Data rows.
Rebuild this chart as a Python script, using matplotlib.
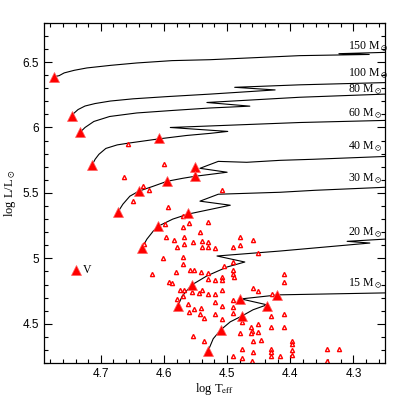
import matplotlib
matplotlib.use("Agg")
import matplotlib.pyplot as plt
from matplotlib.ticker import MultipleLocator

plt.rcParams['font.family'] = 'Liberation Serif'
plt.rcParams['mathtext.fontset'] = 'stix'

# evolutionary tracks (log Teff, log L/Lsun)
t150_logt = [4.773, 4.766, 4.758, 4.742, 4.722, 4.684, 4.643, 4.587, 4.527, 4.385, 4.275, 4.323, 4.250, 4.226]
t150_logl = [6.389, 6.396, 6.417, 6.437, 6.455, 6.475, 6.493, 6.511, 6.518, 6.549, 6.558, 6.564, 6.574, 6.577]

t100_logt = [4.746, 4.743, 4.736, 4.725, 4.709, 4.685, 4.649, 4.595, 4.527, 4.424, 4.488, 4.385, 4.250, 4.226]
t100_logl = [6.084, 6.107, 6.137, 6.164, 6.183, 6.202, 6.219, 6.236, 6.255, 6.287, 6.307, 6.326, 6.343, 6.347]

t80_logt = [4.733, 4.725, 4.711, 4.686, 4.643, 4.587, 4.527, 4.464, 4.532, 4.385, 4.250, 4.226]
t80_logl = [5.962, 6.000, 6.046, 6.084, 6.111, 6.130, 6.149, 6.163, 6.191, 6.231, 6.255, 6.259]

t60_logt = [4.714, 4.709, 4.703, 4.692, 4.674, 4.654, 4.608, 4.564, 4.527, 4.499, 4.590, 4.385, 4.250, 4.226]
t60_logl = [5.711, 5.757, 5.795, 5.840, 5.867, 5.882, 5.913, 5.939, 5.955, 5.970, 6.000, 6.038, 6.054, 6.057]

t40_logt = [4.673, 4.665, 4.654, 4.640, 4.617, 4.595, 4.570, 4.551, 4.500, 4.543, 4.514, 4.469,
            4.416, 4.364, 4.247, 4.226]
t40_logl = [5.353, 5.414, 5.475, 5.513, 5.551, 5.589, 5.612, 5.627, 5.658, 5.688, 5.741, 5.734,
            5.749, 5.757, 5.779, 5.783]

t30_logt = [4.635, 4.627, 4.617, 4.609, 4.586, 4.562, 4.495, 4.543, 4.514, 4.416, 4.361, 4.250, 4.226]
t30_logl = [5.079, 5.147, 5.208, 5.246, 5.300, 5.338, 5.406, 5.437, 5.490, 5.505, 5.520, 5.543, 5.547]

t20_logt = [4.578, 4.571, 4.556, 4.532, 4.500, 4.472, 4.516, 4.416, 4.274, 4.310, 4.250, 4.226]
t20_logl = [4.637, 4.713, 4.797, 4.866, 4.934, 4.972, 5.018, 5.056, 5.117, 5.130, 5.147, 5.151]

t15_logt = [4.530, 4.522, 4.510, 4.495, 4.476, 4.459, 4.437, 4.478, 4.419, 4.250, 4.226]
t15_logl = [4.294, 4.386, 4.454, 4.515, 4.561, 4.607, 4.645, 4.690, 4.721, 4.736, 4.736]

track_masses = ['150', '100', '80', '60', '40', '30', '20', '15']
label_logl = [6.615, 6.412, 6.284, 6.107, 5.850, 5.604, 5.198, 4.805]

# stars with spectroscopic analysis (big filled triangles)
big_logt = [4.774, 4.746, 4.733, 4.714, 4.608, 4.673, 4.640, 4.595, 4.551, 4.551, 4.635,
            4.609, 4.562, 4.578, 4.556, 4.530, 4.510, 4.476, 4.437, 4.480, 4.421]
big_logl = [6.389, 6.084, 5.962, 5.711, 5.917, 5.353, 5.513, 5.589, 5.696, 5.627, 5.079,
            5.246, 5.345, 4.637, 4.797, 4.294, 4.454, 4.561, 4.637, 4.690, 4.721]

# star V
v_logt = [4.739]
v_logl = [4.911]

# comparison sample (small open triangles)
small_logt = [4.657, 4.600, 4.663, 4.633, 4.624, 4.649, 4.594, 4.508, 4.632, 4.598,
              4.570, 4.560, 4.570, 4.530, 4.543, 4.597, 4.584, 4.568, 4.554, 4.540,
              4.530, 4.579, 4.568, 4.540, 4.530, 4.519, 4.491, 4.480, 4.480, 4.459,
              4.451, 4.602, 4.570, 4.570, 4.559, 4.552, 4.541, 4.530, 4.530, 4.581,
              4.619, 4.592, 4.587, 4.519, 4.508, 4.508, 4.505, 4.491, 4.491, 4.491,
              4.489, 4.575, 4.568, 4.570, 4.556, 4.545, 4.540, 4.530, 4.519, 4.508,
              4.459, 4.451, 4.429, 4.410, 4.410, 4.579, 4.562, 4.560, 4.552, 4.543,
              4.541, 4.537, 4.519, 4.508, 4.519, 4.508, 4.491, 4.491, 4.491, 4.476,
              4.451, 4.431, 4.410, 4.462, 4.461, 4.462, 4.480, 4.451, 4.431, 4.410,
              4.554, 4.537, 4.459, 4.446, 4.397, 4.397, 4.476, 4.431, 4.431, 4.431,
              4.459, 4.491, 4.476, 4.461, 4.416, 4.397, 4.397, 4.342, 4.323, 4.342]
small_logl = [5.871, 5.719, 5.620, 5.551, 5.520, 5.437, 5.391, 5.520, 5.109, 5.262,
              5.322, 5.269, 5.239, 5.277, 5.201, 5.163, 5.140, 5.163, 5.124, 5.132,
              5.124, 5.086, 5.109, 5.086, 5.086, 5.079, 5.086, 5.163, 5.102, 5.140,
              5.041, 5.003, 5.010, 4.957, 4.911, 4.911, 4.896, 4.888, 4.843, 4.896,
              4.881, 4.820, 4.812, 4.835, 4.858, 4.835, 4.942, 4.972, 4.911, 4.881,
              4.858, 4.759, 4.759, 4.713, 4.744, 4.736, 4.759, 4.728, 4.728, 4.759,
              4.774, 4.751, 4.728, 4.881, 4.820, 4.690, 4.652, 4.591, 4.614, 4.576,
              4.622, 4.546, 4.668, 4.637, 4.576, 4.538, 4.683, 4.629, 4.584, 4.515,
              4.500, 4.561, 4.576, 4.477, 4.447, 4.431, 4.431, 4.439, 4.477, 4.477,
              4.409, 4.370, 4.370, 4.378, 4.370, 4.348, 4.310, 4.310, 4.287, 4.256,
              4.287, 4.256, 4.241, 4.218, 4.256, 4.302, 4.264, 4.310, 4.310, 4.218]

fig = plt.figure(figsize=(4.07, 4.07), dpi=100)
ax = fig.add_axes([0.108, 0.108, 0.838, 0.836])

tracks = [(t150_logt, t150_logl), (t100_logt, t100_logl), (t80_logt, t80_logl),
          (t60_logt, t60_logl), (t40_logt, t40_logl), (t30_logt, t30_logl),
          (t20_logt, t20_logl), (t15_logt, t15_logl)]
for tt, ll in tracks:
    ax.plot(tt, ll, color='black', lw=0.8)

for mass, yl in zip(track_masses, label_logl):
    ax.text(4.309, yl, mass + r' M$_\odot$', fontsize=8.5, ha='left', va='center')

ax.plot(small_logt, small_logl, ls='none', marker='^', ms=3.0, mfc='white',
        mec='red', mew=1.0)
ax.plot(big_logt, big_logl, ls='none', marker='^', ms=7.5, color='red', mec='#ff6060', mew=0.5)
ax.plot(v_logt, v_logl, ls='none', marker='^', ms=7.5, color='red', mec='#ff6060', mew=0.5)
ax.text(4.728, 4.911, 'V', fontsize=8.5, ha='left', va='center')

ax.set_xlim(4.79, 4.25)
ax.set_ylim(4.2, 6.8)
ax.xaxis.set_minor_locator(MultipleLocator(0.02))
ax.yaxis.set_minor_locator(MultipleLocator(0.1))
ax.tick_params(which='both', direction='in', top=True, right=True, labelsize=8.5)
ax.tick_params(which='major', length=5.5, width=0.8)
ax.tick_params(which='minor', length=2.8, width=0.8)
ax.set_xticks([4.7, 4.6, 4.5, 4.4, 4.3])
ax.set_xticklabels(['4.7', '4.6', '4.5', '4.4', '4.3'], family='Liberation Sans')
ax.set_yticks([4.5, 5.0, 5.5, 6.0, 6.5])
ax.set_yticklabels(['4.5', '5', '5.5', '6', '6.5'], family='Liberation Sans')
for s in ax.spines.values():
    s.set_linewidth(0.9)

ax.set_xlabel(r'log T$_{\rm eff}$', fontsize=9, labelpad=1)
ax.set_ylabel(r'log L/L$_\odot$', fontsize=9, labelpad=3)

fig.savefig('out.png', dpi=100)
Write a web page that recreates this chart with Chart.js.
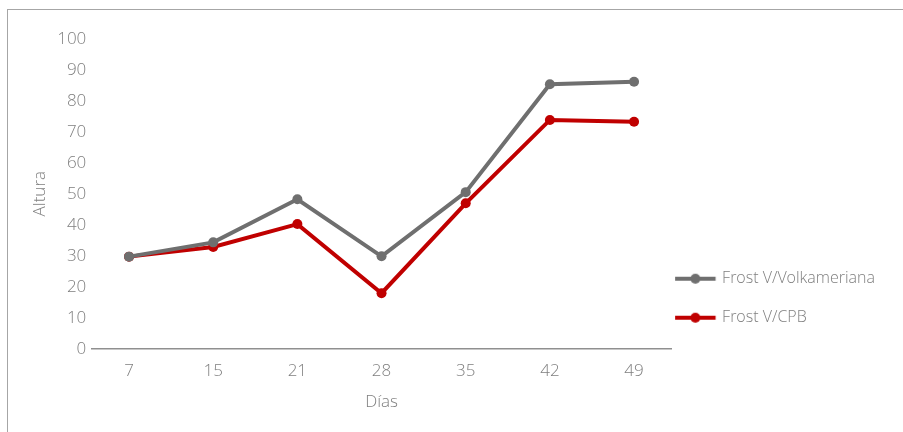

Task instructions.
Show, from the material above, each line that includes the string "with".

Response.
# stars with spectroscopic analysis (big filled triangles)
Write a web page that recreates this chart with Chart.js.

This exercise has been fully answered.